Equivalent of R's paste command for vector of numbers in Python

Question

This must have been asked before, but I'm afraid I can't find the answer.

In R, I can write

paste0('s', 1:10)

which returns a list of 10 character (string) variables:

[1] "s1"  "s2"  "s3"  "s4"  "s5"  "s6"  "s7"  "s8"  "s9"  "s10"

How do I do this simply in Python? The only way I can think of is with a for loop, but there must be a simple one-liner.

I've tried things like

's' + str(np.arange(10))
['s', str(np.arange(10))]

Answer 1

>>> ["s" + str(i) for i in xrange(1,11)]
['s1', 's2', 's3', 's4', 's5', 's6', 's7', 's8', 's9', 's10']

EDIT: range works in both Python 2 and Python 3, but in Python 2 xrange is a little more efficient potentially (it's a generator not a list).

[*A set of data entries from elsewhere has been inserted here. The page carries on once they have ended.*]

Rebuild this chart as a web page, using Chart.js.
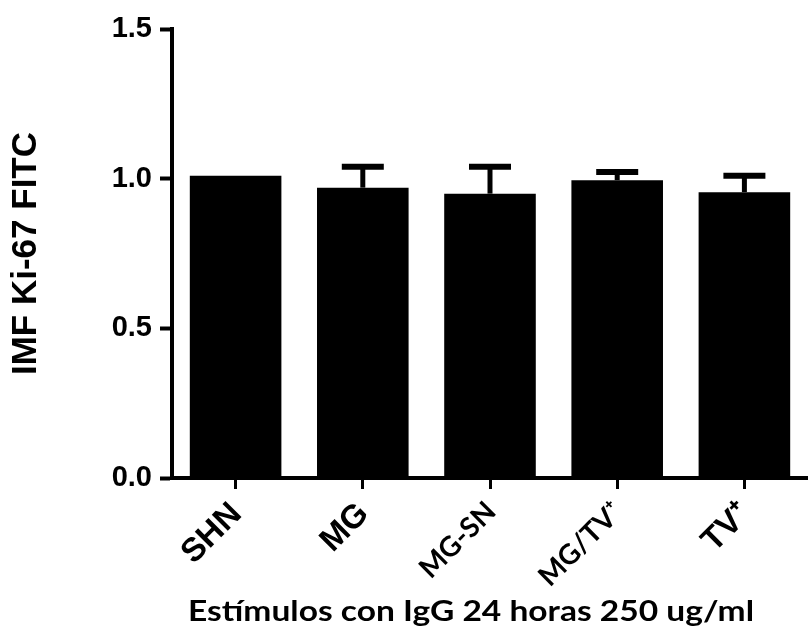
<!DOCTYPE html>
<html>
<head>
<meta charset="utf-8">
<script src="https://cdn.jsdelivr.net/npm/chart.js@4"></script>
<style>
  html, body { margin: 0; padding: 0; background: #fff; }
  #wrap { width: 808px; height: 628px; }
</style>
</head>
<body>
<div id="wrap"><canvas id="c" width="808" height="628"></canvas></div>
<script>
// Ki-67 mean fluorescence intensity per stimulus group
const categories = ['SHN', 'MG', 'MG-SN', 'MG/TV\u207A', 'TV\u207A'];
const meanValues = [1.01, 0.97, 0.95, 0.995, 0.955];
const sdValues   = [0.0, 0.07, 0.09, 0.027, 0.055];
const yTicks     = [0.0, 0.5, 1.0, 1.5];
const yTitle = 'IMF Ki-67 FITC';
const xTitle = 'Estímulos con IgG 24 horas 250 ug/ml';

// upward-only error bars with caps, placed with the chart's own scales
const errorBars = {
  id: 'errorBars',
  afterDatasetsDraw(chart) {
    const { ctx, scales: { x, y } } = chart;
    ctx.save();
    ctx.strokeStyle = '#000';
    meanValues.forEach((v, i) => {
      const sd = sdValues[i];
      if (!sd) return;
      const px = x.getPixelForValue(i);
      const yTop = y.getPixelForValue(v + sd);
      const yBar = y.getPixelForValue(v);
      ctx.lineWidth = 5;
      ctx.beginPath();
      ctx.moveTo(px, yBar);
      ctx.lineTo(px, yTop);
      ctx.stroke();
      ctx.lineWidth = 6;
      ctx.beginPath();
      ctx.moveTo(px - 21, yTop);
      ctx.lineTo(px + 21, yTop);
      ctx.stroke();
    });
    ctx.restore();
  }
};

// x-axis title under the rotated category labels, drawn slightly widened
const xAxisTitle = {
  id: 'xAxisTitle',
  afterDraw(chart) {
    const { ctx } = chart;
    ctx.save();
    ctx.fillStyle = '#000';
    ctx.font = 'bold 28px Lato, "Open Sans", sans-serif';
    ctx.textAlign = 'left';
    ctx.textBaseline = 'alphabetic';
    const w = ctx.measureText(xTitle).width;
    const targetW = 566;
    ctx.translate(188, 621);
    ctx.scale(targetW / w, 1);
    ctx.fillText(xTitle, 0, 0);
    ctx.restore();
  }
};

const arialBold = (size) => ({ family: '"Liberation Sans", Arial, sans-serif', weight: 'bold', size });
const latoBold = (size) => ({ family: 'Lato, "Open Sans", sans-serif', weight: 'bold', size });

new Chart(document.getElementById('c'), {
  type: 'bar',
  data: {
    labels: categories,
    datasets: [{
      data: meanValues,
      backgroundColor: '#000',
      borderWidth: 0,
      barPercentage: 0.72,
      categoryPercentage: 1.0
    }]
  },
  options: {
    responsive: false,
    animation: false,
    devicePixelRatio: 1,
    layout: { padding: { top: 29, right: 0, bottom: 0, left: 0 } },
    plugins: {
      legend: { display: false },
      tooltip: { enabled: false }
    },
    scales: {
      x: {
        offset: true,
        grid: {
          offset: false,
          drawOnChartArea: false,
          drawTicks: true,
          tickLength: 11,
          tickWidth: 3,
          tickColor: '#000'
        },
        border: { display: true, color: '#000', width: 4 },
        ticks: {
          color: '#000',
          minRotation: 45,
          maxRotation: 45,
          padding: 6,
          labelOffset: 1,
          font: (ctx) => (ctx.index === 2 || ctx.index === 3)
            ? latoBold(28)
            : arialBold(33)
        },
        afterFit(scale) { scale.height = 150; }
      },
      y: {
        min: 0,
        max: 1.5,
        afterBuildTicks(scale) {
          scale.ticks = yTicks.map(v => ({ value: v }));
        },
        grid: {
          drawOnChartArea: false,
          drawTicks: true,
          tickLength: 12,
          tickWidth: 4,
          tickColor: '#000'
        },
        border: { display: true, color: '#000', width: 4 },
        ticks: {
          color: '#000',
          padding: 8,
          font: arialBold(29),
          callback: (v) => Number(v).toFixed(1)
        },
        title: {
          display: true,
          text: yTitle,
          color: '#000',
          font: arialBold(35),
          padding: { top: 5, bottom: 0 }
        },
        afterFit(scale) { scale.width = 172; }
      }
    }
  },
  plugins: [errorBars, xAxisTitle]
});
</script>
</body>
</html>
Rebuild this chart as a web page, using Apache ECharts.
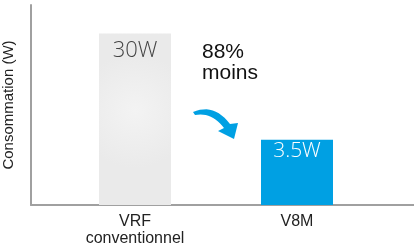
<!DOCTYPE html>
<html>
<head>
<meta charset="utf-8">
<style>
  html, body { margin: 0; padding: 0; background: #fff; }
  #chart { width: 414px; height: 247px; }
</style>
<script src="https://cdn.jsdelivr.net/npm/echarts@6/dist/echarts.min.js"></script>
</head>
<body>
<div id="chart"></div>
<script>
const categories = ['VRF\nconventionnel', 'V8M'];
// bar heights as drawn in the picture (not to scale with the labels)
const barHeights = [30, 11.4];
const barLabels = ['30W', '3.5W'];
const annotation = '88%\nmoins';

const chart = echarts.init(document.getElementById('chart'), null, { renderer: 'canvas' });

// quadratic curve sampled into points, for the curved arrow outline
function quad(p0, c, p1, n) {
  const pts = [];
  for (let i = 0; i <= n; i++) {
    const t = i / n, u = 1 - t;
    pts.push([u * u * p0[0] + 2 * u * t * c[0] + t * t * p1[0], u * u * p0[1] + 2 * u * t * c[1] + t * t * p1[1]]);
  }
  return pts;
}
const arrowPts = [
  ...quad([193, 112], [214, 103], [230, 124], 12),
  [238, 123], [234, 139], [218, 131],
  ...quad([224, 128], [212, 112], [195, 115], 12),
];

const barStyles = [
  {
    color: new echarts.graphic.RadialGradient(0.5, 0.45, 0.8, [{ offset: 0, color: '#f3f3f3' }, { offset: 1, color: '#eaeaea' }]),
    label: { color: '#444', fontSize: 22, distance: 6 },
  },
  {
    color: '#00a0e3',
    label: { color: '#fff', fontSize: 21, distance: 1 },
  },
];

chart.setOption({
  animation: false,
  backgroundColor: '#fff',
  grid: [
    { left: 54, right: 36, top: 5, bottom: 42, outerBoundsMode: 'none' },
    { left: 31, right: 0, top: 5, bottom: 42, outerBoundsMode: 'none' },
  ],
  xAxis: [
    {
      type: 'category', gridIndex: 0, data: categories,
      axisLine: { show: false }, axisTick: { show: false },
      axisLabel: { color: '#222', fontSize: 16, lineHeight: 17, margin: 8, fontFamily: 'Liberation Sans, Arial, sans-serif' },
    },
    {
      type: 'value', gridIndex: 1, min: 0, max: 1,
      axisLine: { show: true, lineStyle: { color: '#a0a0a0', width: 2 } },
      axisTick: { show: false }, axisLabel: { show: false }, splitLine: { show: false },
    },
  ],
  yAxis: [
    {
      type: 'value', gridIndex: 0, min: 0, max: 35, offset: 23,
      name: 'Consommation (W)', nameLocation: 'middle', nameGap: 15,
      nameTextStyle: { color: '#222', fontSize: 15, fontFamily: 'Liberation Sans, Arial, sans-serif' },
      axisLine: { show: true, lineStyle: { color: '#a0a0a0', width: 2 } },
      axisTick: { show: false }, axisLabel: { show: false }, splitLine: { show: false },
    },
    {
      type: 'value', gridIndex: 1, min: 0, max: 1, show: false,
    },
  ],
  series: [{
    type: 'bar',
    xAxisIndex: 0, yAxisIndex: 0,
    barWidth: 72,
    data: barHeights.map((v, i) => ({
      value: v,
      itemStyle: { color: barStyles[i].color },
      label: {
        show: true, position: 'insideTop', formatter: barLabels[i],
        fontFamily: 'Open Sans, sans-serif', fontWeight: 300,
        ...barStyles[i].label,
      },
    })),
  }],
  graphic: [
    {
      type: 'text', left: 202, top: 42,
      style: { text: annotation, fill: '#111', fontSize: 21, lineHeight: 21, fontFamily: 'Liberation Sans, Arial, sans-serif' },
    },
    {
      type: 'polygon',
      shape: { points: arrowPts },
      style: { fill: '#00a0e3' },
    },
  ],
});
</script>
</body>
</html>
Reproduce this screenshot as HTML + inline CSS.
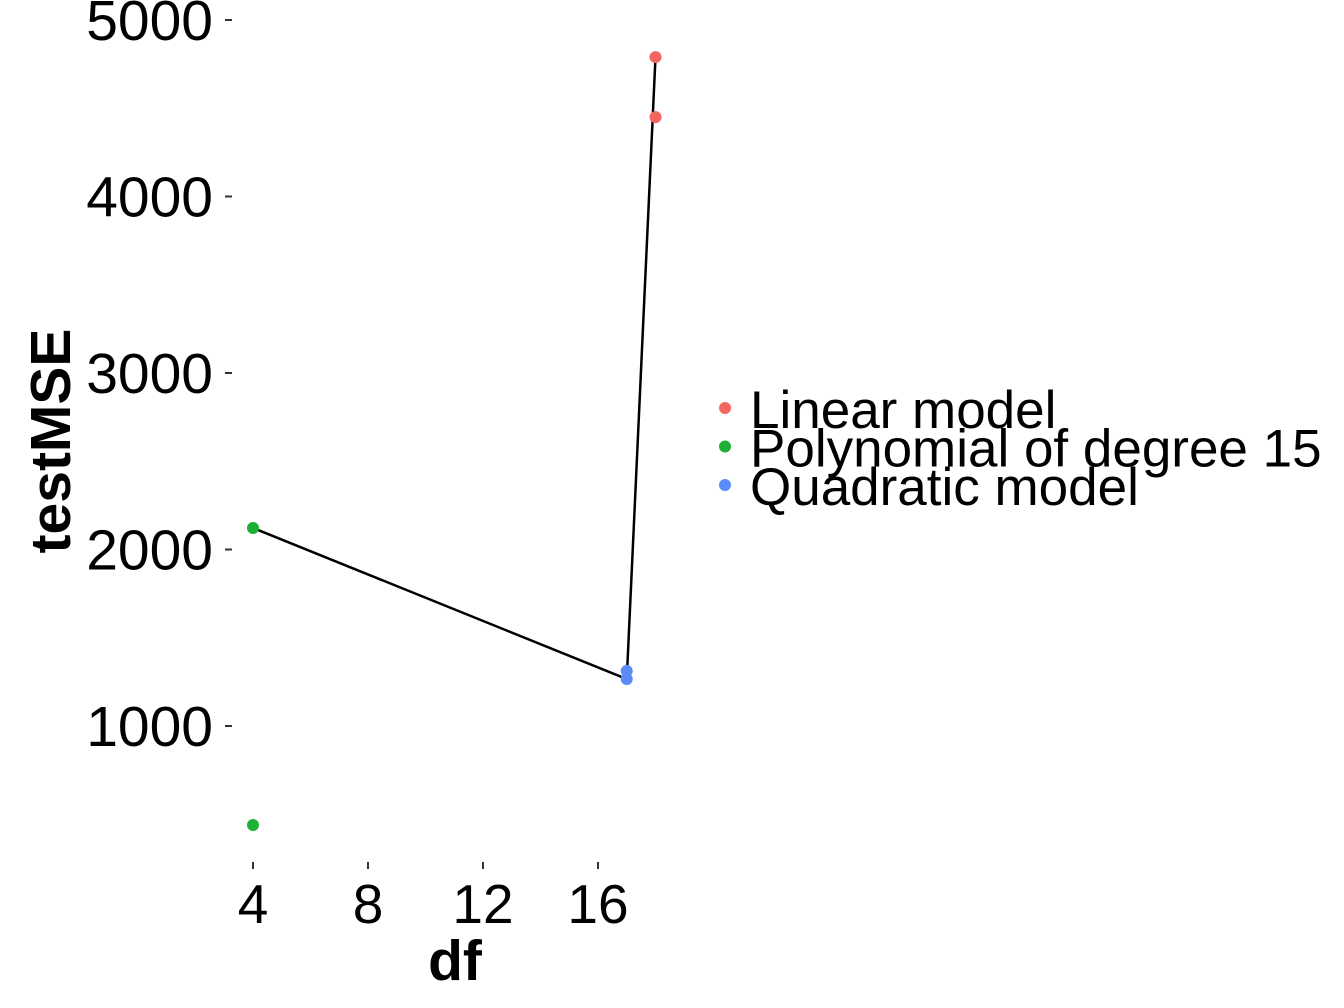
<!DOCTYPE html>
<html><head><meta charset="utf-8"><style>
html,body{margin:0;padding:0;background:#fff;}
svg{display:block;font-family:"Liberation Sans",Arial,sans-serif;}
</style></head><body>
<svg id="chart" width="1344" height="1008">
<g id="yaxis"></g>
<g id="xaxis"></g>
<g id="plot"></g>
<text x="455" y="980" font-size="57" font-weight="bold" text-anchor="middle">df</text>
<text transform="translate(70,441) rotate(-90)" font-size="57" font-weight="bold" text-anchor="middle">testMSE</text>
<g id="legend"></g>
</svg>
<script>
const yTicks=[1000,2000,3000,4000,5000];
const xTicks=[4,8,12,16];
const seriesNames=["Linear model","Polynomial of degree 15","Quadratic model"];
const seriesColors=["#F3655F","#1DB035","#5A8BF8"];
const pointDf=[18,18,4,4,17,17];
const pointMSE=[4790,4450,2122,439,1312,1266];
const pointSeries=[0,0,1,1,2,2];
const lineDf=[4,17,18];
const lineMSE=[2122,1266,4790];
const NS="http://www.w3.org/2000/svg";
function X(v){return 253+(v-4)*28.75;}
function Y(v){return 20+(5000-v)*0.1765;}
function mk(t,a,p){const e=document.createElementNS(NS,t);for(const k in a)e.setAttribute(k,a[k]);p.appendChild(e);return e;}
const ya=document.getElementById('yaxis'),xa=document.getElementById('xaxis'),pl=document.getElementById('plot'),lg=document.getElementById('legend');
yTicks.forEach(v=>{
 const l=mk('line',{x1:225,x2:232,y1:Y(v),y2:Y(v),stroke:'#333','stroke-width':2},ya);
 
 
 const t=mk('text',{x:213,y:Y(v)+20,'font-size':57,'text-anchor':'end'},ya);t.textContent=v;
 
 
});
xTicks.forEach(v=>{
 const l=mk('line',{x1:X(v),x2:X(v),y1:862,y2:869,stroke:'#333','stroke-width':2},xa);
 
 
 const t=mk('text',{x:X(v),y:923,'font-size':55,'text-anchor':'middle'},xa);t.textContent=v;
 
 
});
const path=mk('polyline',{points:lineDf.map((d,i)=>X(d)+','+Y(lineMSE[i])).join(' '),fill:'none',stroke:'#000','stroke-width':2.5},pl);


pointDf.forEach((d,i)=>{
 const c=mk('circle',{cx:X(d),cy:Y(pointMSE[i]),r:6,fill:seriesColors[pointSeries[i]]},pl);
 
 
});
seriesNames.forEach((n,i)=>{
 const y=408+i*38.5;
 const c=mk('circle',{cx:725,cy:y,r:6,fill:seriesColors[i]},lg);
 
 
 const t=mk('text',{x:750,y:y+20,'font-size':53},lg);t.textContent=n;
 
 
});
</script>
</body></html>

Thansk @ytu

Answer 2

>>> list(map('s{}'.format, range(1, 11)))
['s1', 's2', 's3', 's4', 's5', 's6', 's7', 's8', 's9', 's10']

Answer 3

The answer by cdyson37 is the most pythonic one; of course you can still use range rather than xrange in your case.

In Python2, you can also put more emphasis on functional style with something like:

map(lambda x: "s"+str(x), range(1,11))

Answer 4

None of these answers generalizes to arbitrary numbers of arguments like paste in R does. Here is a fairly faithful port of the original R function. The only thing to remember is that each element must be presented as a list, since character strings in R are actually just vectors of characters under the hood:

import itertools

def paste(*args, sep = ' ', collapse = None):
    """
    Port of paste from R
    Args:
        *args: lists to be combined
        sep: a string to separate the terms
        collapse: an optional string to separate the results
    Returns:
        A list of combined results or a string of combined results if collapse is not None
    """
    combs = list(itertools.product(*args))
    out = [sep.join(str(j) for j in i) for i in combs]
    if collapse is not None:
        out = collapse.join(out)
    return out

Usage:

paste (['s'], range(10), sep = '')
Out[62]: ['s0', 's1', 's2', 's3', 's4', 's5', 's6', 's7', 's8', 's9']
paste (['s'], range(2), ['t'], range(3), sep = '')
Out[63]: ['s0t0', 's0t1', 's0t2', 's1t0', 's1t1', 's1t2']
paste (['s'], range(2), ['t'], range(3), sep = '', collapse = ':')
Out[64]: 's0t0:s0t1:s0t2:s1t0:s1t1:s1t2'

You can get paste0 by using currying:

from functools import partial

paste0 = partial(paste, sep = '')

Answer 5

This is a bit closer to R's paste (including it's quirk of recycling arguments with length other than 1:

def paste(*args, sep = " ", collapse = None):
    l = [list(arg) if isinstance(arg, str) else arg if hasattr(arg, '__len__') else list(str(arg)) for arg in args]
    l = list(itertools.islice((sep.join(parts) for parts in zip(*(itertools.cycle(map(str, e)) for e in l))), (max((len(x) for x in l)))))
    if collapse is not None:
        l = collapse.join(l)
    return l

paste(["a", "b"], range(2), "!")
# ['a 0 !', 'b 1 !']